- La citoyenneté de naissance : loi de 451

En 451, sur proposition de Périclès, l'Assemblée adopte un décret qui durcit les conditions d'accès à la citoyenneté par la naissance.

Avant cette loi, il suffisait d'avoir un père athénien pour être citoyen de plein droit.
La nouvelle loi impose une double origine athénienne en ajoutant l'obligation d'une filiation maternelle.
A partir de 451, il faut donc avoir un père et une mère athéniens libres et, de surcroît, unis par un mariage légitime. Ceci exclut tous les candidats à la citoyenneté nés de l'union d'un père athénien avec une étrangère. Si cette mesure était entrée en vigueur plus tôt, des hommes politiques aussi éminents que Clisthène, Thémistocle ou Cimon, dont les mères étaient de Sicyone ou de Thrace, n'auraient pas été citoyens.

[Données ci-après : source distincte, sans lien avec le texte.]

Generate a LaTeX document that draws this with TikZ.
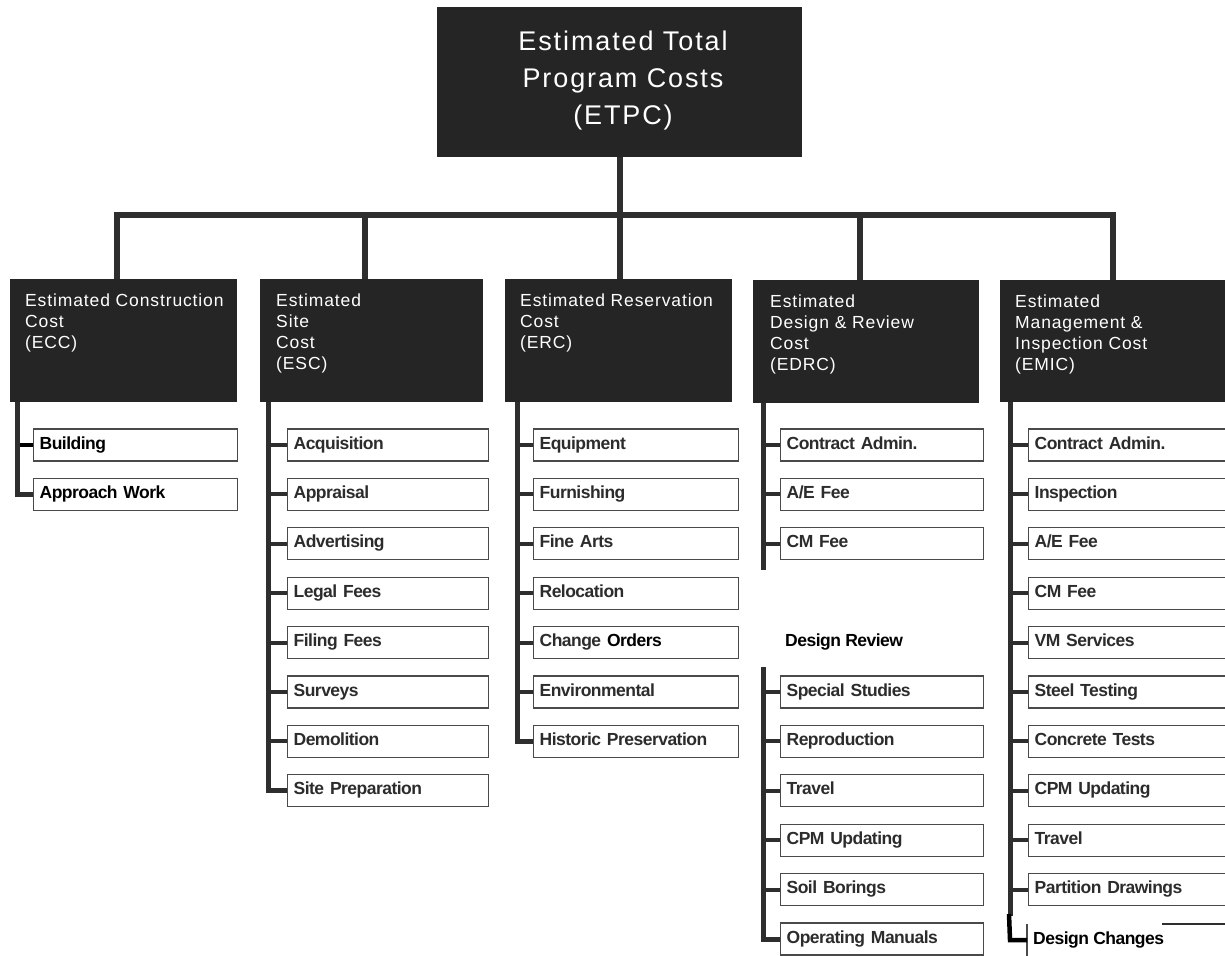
\documentclass[tikz,border=0pt]{standalone}
\usepackage{fontspec}
\setmainfont{Liberation Sans}
\newfontfamily\topfont[LetterSpace=7]{Liberation Sans}
\newfontfamily\headfont[LetterSpace=5]{Liberation Sans}
\newfontfamily\itemfont[LetterSpace=-3]{Liberation Sans}
\definecolor{boxfill}{HTML}{252525}
\definecolor{linedark}{HTML}{2E2E2E}
\definecolor{leafedge}{HTML}{4A4A4A}
\definecolor{leaftext}{HTML}{2C2C2C}
\begin{document}
\begin{tikzpicture}[x=1pt,y=-1pt,
  darkbox/.style={fill=boxfill,draw=none,inner sep=0pt,anchor=north west},
  headtext/.style={text=white,align=left,anchor=north west,inner sep=0pt,
    font=\headfont\fontsize{17.5}{21}\selectfont},
  leaf/.style={draw=leafedge,line width=1.3pt,fill=white,anchor=west,
    minimum height=32pt,inner xsep=6pt,inner ysep=0pt,align=left,
    text height=13pt,text depth=5pt,
    font=\itemfont\bfseries\fontsize{17.5}{20}\selectfont,text=leaftext},
  note/.style={anchor=west,inner sep=0pt,text=black,
    text height=13pt,text depth=5pt,
    font=\itemfont\bfseries\fontsize{17.5}{20}\selectfont},
  trunk/.style={draw=linedark,line width=6pt,line join=miter},
  spine/.style={draw=linedark,line width=5pt,line join=miter},
  tick/.style={draw=linedark,line width=4pt},
]
\useasboundingbox (0,0) rectangle (1225,955);

% ---------- top box ----------
\node[darkbox,minimum width=365pt,minimum height=150pt] (etpc) at (437,7) {};
\node[text=white,align=center,anchor=north,inner sep=0pt,
  font=\topfont\fontsize{27}{37}\selectfont] (etpctext) at (623,31)
  {Estimated Total\\Program Costs\\(ETPC)};

% ---------- second level boxes ----------
\node[darkbox,minimum width=227pt,minimum height=123pt] (ecc)  at (10,279)  {};
\node[darkbox,minimum width=223pt,minimum height=123pt] (esc)  at (260,279) {};
\node[darkbox,minimum width=227pt,minimum height=123pt] (erc)  at (505,279) {};
\node[darkbox,minimum width=226pt,minimum height=123pt] (edrc) at (753,280) {};
\node[darkbox,minimum width=230pt,minimum height=122pt] (emic) at (1000,280) {};

\node[headtext] (ecctext)  at (25,294)   {Estimated Construction\\Cost\\(ECC)};
\node[headtext] (esctext)  at (276,294)  {Estimated\\Site\\Cost\\(ESC)};
\node[headtext] (erctext)  at (520,294)  {Estimated Reservation\\Cost\\(ERC)};
\node[headtext] (edrctext) at (770,295)  {Estimated\\Design \& Review\\Cost\\(EDRC)};
\node[headtext] (emictext) at (1015,295) {Estimated\\Management \&\\Inspection Cost\\(EMIC)};

% ---------- trunk and branches ----------
\coordinate (hub) at (620,215);
\coordinate (eccstem)  at (117,215);
\coordinate (escstem)  at (365,215);
\coordinate (ercstem)  at (620,215);
\coordinate (edrcstem) at (860,215);
\coordinate (emicstem) at (1113,215);
\draw[trunk] (etpc.south -| hub) -- (hub);
\draw[trunk] (eccstem |- ecc.north) -- (eccstem) -- (emicstem) -- (emicstem |- emic.north);
\draw[trunk] (escstem) -- (escstem |- esc.north);
\draw[trunk] (ercstem) -- (ercstem |- erc.north);
\draw[trunk] (edrcstem) -- (edrcstem |- edrc.north);

% ---------- spine positions ----------
\coordinate (eccsp)  at (17,0);
\coordinate (escsp)  at (268,0);
\coordinate (ercsp)  at (517,0);
\coordinate (edrcsp) at (763,0);
\coordinate (emicsp) at (1010,0);

% ---------- ECC items ----------
\node[leaf,text width=192pt,text=black] (ecc1) at (33,445) {Building};
\node[leaf,text width=192pt,text=black] (ecc2) at (33,494.4) {Approach Work};
\draw[tick,draw=black] (ecc1.west -| eccsp) -- (ecc1.west);
\draw[spine] (ecc.south -| eccsp) -- (ecc2.west -| eccsp) -- (ecc2.west);

% ---------- ESC items ----------
\foreach \t [count=\i] in {Acquisition,Appraisal,Advertising,Legal Fees,
    Filing Fees,Surveys,Demolition,Site Preparation}
  \node[leaf,text width=189pt] (esc\i) at (287,{445+49.4*(\i-1)}) {\t};
\foreach \i in {1,...,7} \draw[tick] (esc\i.west -| escsp) -- (esc\i.west);
\draw[spine] (esc.south -| escsp) -- (esc8.west -| escsp) -- (esc8.west);

% ---------- ERC items ----------
\foreach \t [count=\i] in {Equipment,Furnishing,Fine Arts,Relocation,
    Change \textcolor{black}{Orders},Environmental,Historic Preservation}
  \node[leaf,text width=193pt] (erc\i) at (533,{445+49.4*(\i-1)}) {\t};
\foreach \i in {1,...,6} \draw[tick] (erc\i.west -| ercsp) -- (erc\i.west);
\draw[spine] (erc.south -| ercsp) -- (erc7.west -| ercsp) -- (erc7.west);

% ---------- EDRC items ----------
\foreach \t [count=\i] in {Contract Admin.,A/E Fee,CM Fee}
  \node[leaf,text width=191pt] (edrc\i) at (780,{445+49.4*(\i-1)}) {\t};
\foreach \t [count=\i from 6] in {Special Studies,Reproduction,Travel,
    CPM Updating,Soil Borings,Operating Manuals}
  \node[leaf,text width=191pt] (edrc\i) at (780,{445+49.4*(\i-1)}) {\t};
\node[note] (edrcnote) at (785,642) {Design Review};
\coordinate (edrcgapA) at (763,570);
\coordinate (edrcgapB) at (763,667);
\foreach \i in {1,2,3,6,7,8,9,10}
  \draw[tick] (edrc\i.west -| edrcsp) -- (edrc\i.west);
\draw[spine] (edrc.south -| edrcsp) -- (edrcgapA);
\draw[spine] (edrcgapB) -- (edrc11.west -| edrcsp) -- (edrc11.west);

% ---------- EMIC items ----------
\foreach \t [count=\i] in {Contract Admin.,Inspection,A/E Fee,CM Fee,
    VM Services,Steel Testing,Concrete Tests,CPM Updating,Travel,
    Partition Drawings}
  \node[leaf,text width=193pt] (emic\i) at (1028,{445+49.4*(\i-1)}) {\t};
\foreach \i in {1,...,10} \draw[tick] (emic\i.west -| emicsp) -- (emic\i.west);
\coordinate (emicend) at (1010,916);
\draw[spine] (emic.south -| emicsp) -- (emicend);

% last EMIC entry, partly covered
\node[note,inner xsep=6pt] (emic11) at (1027,940) {Design Changes};
\draw[draw=leafedge,line width=1.2pt] (1027,924) -- (1027,956);
\draw[draw=linedark,line width=2pt] (1162,924) -- (1226,924);
\draw[draw=black,line width=4.5pt,line join=miter] (1009,914) -- (emic11.west -| emicsp) -- (emic11.west);
\end{tikzpicture}
\end{document}
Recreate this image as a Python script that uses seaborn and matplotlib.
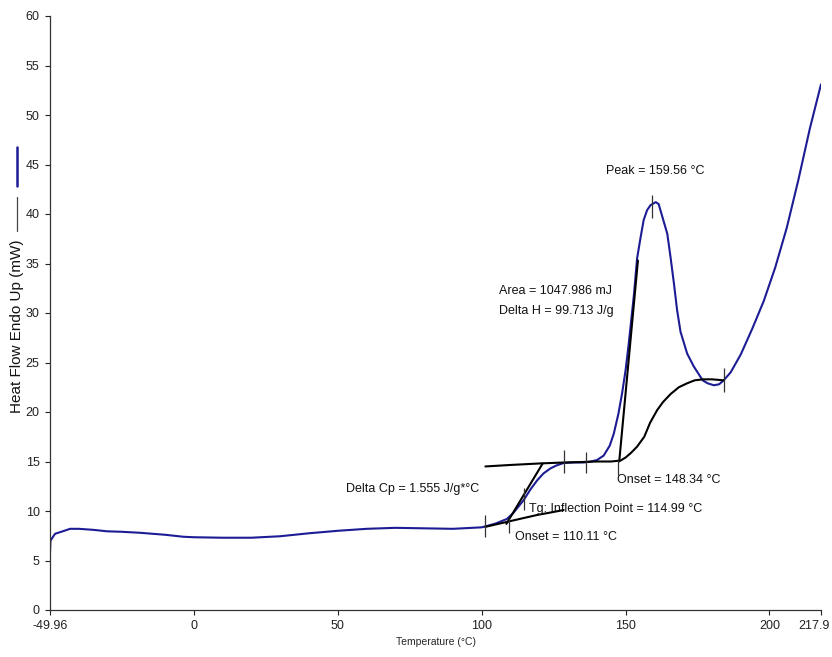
import numpy as np
import pandas as pd
import matplotlib
matplotlib.use("Agg")
import matplotlib.pyplot as plt
import matplotlib.transforms as mtrans
from matplotlib.lines import Line2D
import seaborn as sns

# DSC heat flow curve
temp = [-49.96, -49.8, -48.2, -45, -43, -40, -35, -30.2, -25, -18.7, -10, -3.7, 0, 10, 20,
        30, 40, 50, 60, 70, 80, 90, 100, 102, 105, 108.8, 111, 114.6, 117, 119.3, 121.5,
        123.9, 126, 128.5, 132, 135.5, 138, 140.1, 142.4, 144.5, 145.9, 147.5, 148.8, 150,
        151.1, 152.9, 154, 155.2, 156.3, 157.5, 158.7, 160.5, 161.5, 162.7, 164.5, 165.6,
        166.8, 167.9, 169.1, 171.4, 173.7, 176.8, 178.5, 180.7, 182.5, 184.1, 186.5, 190,
        194, 198, 202, 206, 210, 214, 217.9]
heat_flow = [5.8, 7.0, 7.7, 8.0, 8.2, 8.2, 8.1, 7.95, 7.9, 7.8, 7.6, 7.4, 7.35, 7.3, 7.3,
             7.45, 7.75, 8.0, 8.2, 8.3, 8.25, 8.2, 8.35, 8.5, 8.75, 9.2, 9.8, 11.1, 12.2, 13.1,
             13.8, 14.3, 14.6, 14.85, 14.9, 14.9, 15.0, 15.15, 15.6, 16.6, 17.8, 19.8, 21.9,
             24.2, 26.9, 31.8, 35.5, 37.6, 39.4, 40.4, 40.9, 41.2, 41.0, 39.8, 38.0, 35.7,
             33.0, 30.3, 28.1, 25.9, 24.6, 23.2, 22.9, 22.7, 22.8, 23.2, 24.0, 25.8,
             28.4, 31.2, 34.6, 38.6, 43.4, 48.6, 53.1]

# analysis lines
base_x = [101.3, 110, 120, 128.5, 135, 140, 145, 148.3, 150, 152, 154, 156.5, 158.5, 161,
          163, 165.6, 168.5, 171.4, 174, 177, 180, 184.1]
base_y = [14.5, 14.65, 14.8, 14.9, 14.95, 15.0, 15.0, 15.1, 15.4, 15.9, 16.5, 17.5, 18.9,
          20.2, 21.0, 21.8, 22.5, 22.9, 23.2, 23.3, 23.3, 23.2]
low_x = [101.3, 108.8, 114, 119.3, 124, 128.5]
low_y = [8.4, 8.9, 9.25, 9.6, 9.85, 10.1]
tg_tan_x = [108.6, 121.2]
tg_tan_y = [8.7, 14.8]
pk_tan_x = [147.8, 154.3]
pk_tan_y = [15.0, 35.3]

# little vertical markers
mark_x = [101.3, 109.4, 114.6, 128.5, 136.1, 147.3, 159.3, 184.1]
mark_lo = [7.4, 7.75, 10.1, 13.8, 13.8, 13.6, 39.6, 22.0]
mark_hi = [9.6, 9.3, 12.3, 16.2, 16.0, 15.15, 41.9, 24.4]

x_ticks = [-49.96, 0, 50, 100, 150, 200, 217.9]
x_labels = ["-49.96", "0", "50", "100", "150", "200", "217.9"]
y_ticks = list(range(0, 61, 5))

notes = [("Peak = 159.56 °C", 160.4, 44.3, "center"),
         ("Area = 1047.986 mJ", 106.1, 32.2, "left"),
         ("Delta H = 99.713 J/g", 106.1, 30.2, "left"),
         ("Delta Cp = 1.555 J/g*°C", 53.0, 12.2, "left"),
         ("Tg: Inflection Point = 114.99 °C", 116.6, 10.2, "left"),
         ("Onset = 110.11 °C", 111.7, 7.4, "left"),
         ("Onset = 148.34 °C", 147.2, 13.1, "left")]

sns.set_style("ticks")
plt.rcParams['font.family'] = ['Liberation Sans', 'DejaVu Sans']

blue = "#1c1c94"
fig = plt.figure(figsize=(8.32, 6.57), dpi=100)
ax = fig.add_axes([50 / 832, 1 - 610 / 657, 771 / 832, 594 / 657])

curve = pd.DataFrame({"T": temp, "HF": heat_flow})
sns.lineplot(data=curve, x="T", y="HF", sort=False, color=blue, lw=1.5, ax=ax)

for xs, ys in [(base_x, base_y), (low_x, low_y), (tg_tan_x, tg_tan_y), (pk_tan_x, pk_tan_y)]:
    sns.lineplot(x=xs, y=ys, sort=False, color="black", lw=1.5, ax=ax)

ax.vlines(mark_x, mark_lo, mark_hi, color="#333333", lw=0.9)

for txt, x, y, ha in notes:
    ax.text(x, y, txt, ha=ha, va="center", fontsize=9, color="#111111")

ax.set_xlim(-49.96, 217.9)
ax.set_ylim(0, 60)
ax.set_xticks(x_ticks)
ax.set_xticklabels(x_labels)
ax.set_yticks(y_ticks)
ax.tick_params(labelsize=9, length=3.5, width=0.8, pad=4, colors="#222222")
ax.set_xlabel("Temperature (°C)", fontsize=7.5, labelpad=3)
ax.set_ylabel("")
sns.despine(ax=ax)
for s in ["left", "bottom"]:
    ax.spines[s].set_color("#333333")
    ax.spines[s].set_linewidth(0.9)

# keep the last x label inside the picture
last = ax.get_xticklabels()[-1]
last.set_transform(last.get_transform() + mtrans.ScaledTranslation(-5 / 72, 0, fig.dpi_scale_trans))

# y label with series key marks
fig.text(17 / 832, 1 - 326 / 657, "Heat Flow Endo Up (mW)", rotation=90,
         ha="center", va="center", fontsize=11, color="#111111")
fig.add_artist(Line2D([17 / 832, 17 / 832], [1 - 197 / 657, 1 - 231 / 657],
                      color="#444444", lw=0.9, transform=fig.transFigure))
fig.add_artist(Line2D([17 / 832, 17 / 832], [1 - 147 / 657, 1 - 186 / 657],
                      color=blue, lw=1.8, transform=fig.transFigure))

fig.savefig("out.png", dpi=100)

On se demande encore quelle était l'intention réelle de Périclès qui descendait lui-même par sa branche maternelle d'une famille de Sicyone et qui avait un fils issu de son union avec Aspasie, d'origine milésienne. Pour Aristote, il s'agissait avant tout de réduire le nombre de citoyens, devenu trop important à cette époque. D'autres ont vu là des motivations privées ou des considérations politiciennes purement circonstancielles visant à priver des rivaux de leurs droits civiques.

Sans doute est-il préférable de chercher des motifs politiques et de voir les conséquences de cette modification sur la vie politique de la cité.

La mesure est-elle discriminatoire ?

A première vue, oui, puisqu'elle diminue le nombre des citoyens en excluant davantage de candidats potentiels et en instituant une catégorie particulière. Il faut noter cependant que cette exclusion, comme toute loi votée à Athènes, n'avait pas d'effet rétroactif ; aucun citoyen actif n'a donc pu se trouver déchu de ses droits civiques. Il est plus difficile de savoir ce qu'il est advenu des enfants et des adolescents nés avant 451 mais encore mineurs à cette date.

Qui se trouve exclu ?

En toute logique, cette mesure ne visait que les Athéniens susceptibles de s'unir avec des familles non athéniennes. Or, ceux-ci étaient peu nombreux. En revanche, ils appartenaient sans nul doute à la classe aristocratique qui cherchait fréquemment à s'allier par le mariage avec de grandes familles des cités rivales. Fantasme ou réalité, dans une Athènes en guerre avec ses voisins, et dont le régime démocratique a toujours été contesté de l'intérieur ? Toujours est-il que la mesure de Périclès s'inscrit bien dans une volonté politique.

La mesure est-elle idéologique ?

Paradoxe : après 451, la femme athénienne, quoique non-citoyenne, transmet désormais la citoyenneté à part égale avec l'homme. Pourquoi ? Ne nous trompons pas d'époque : Périclès n'était pas féministe et il ne s'agissait nullement d'accorder à la femme un droit à la citoyenneté.
Aristote nous dit que "sous Antidotos, à cause du nombre croissant de citoyens et sur la proposition de Périclès, on décida de ne pas laisser jouir de droits politiques quiconque ne serait pas né de deux "citoyens". Le terme grec est employé au duel, ce qui confère incontestablement à la femme un rôle identique à celui de son mari mais Aristote dit "ἀστοῖν" et non "πολιταῖν".Il s'agissait donc d'une citoyenneté civile et non politique (voir l'analyse des deux termes dans la page "Qui est citoyen ?)
Ce que la loi de Périclès exige désormais, c'est le double enracinement dans la terre de l'Attique. Elle insiste par là sur le lien entre la politeia et la terre commune, la terre-mère, remettant au cœur de la citoyenneté la notion d'autochtonie.

La loi de 451 n'est donc pas circonstancielle. Elle a très certainement un fondement politique et idéologique . La preuve en est qu'établie, aux dires d'Aristote, à une époque où il y avait trop de citoyens, elle ne fut jamais abolie ni même assouplie, durant tout le IV° siècle où la cité souffrit au contraire d'un manque de citoyens.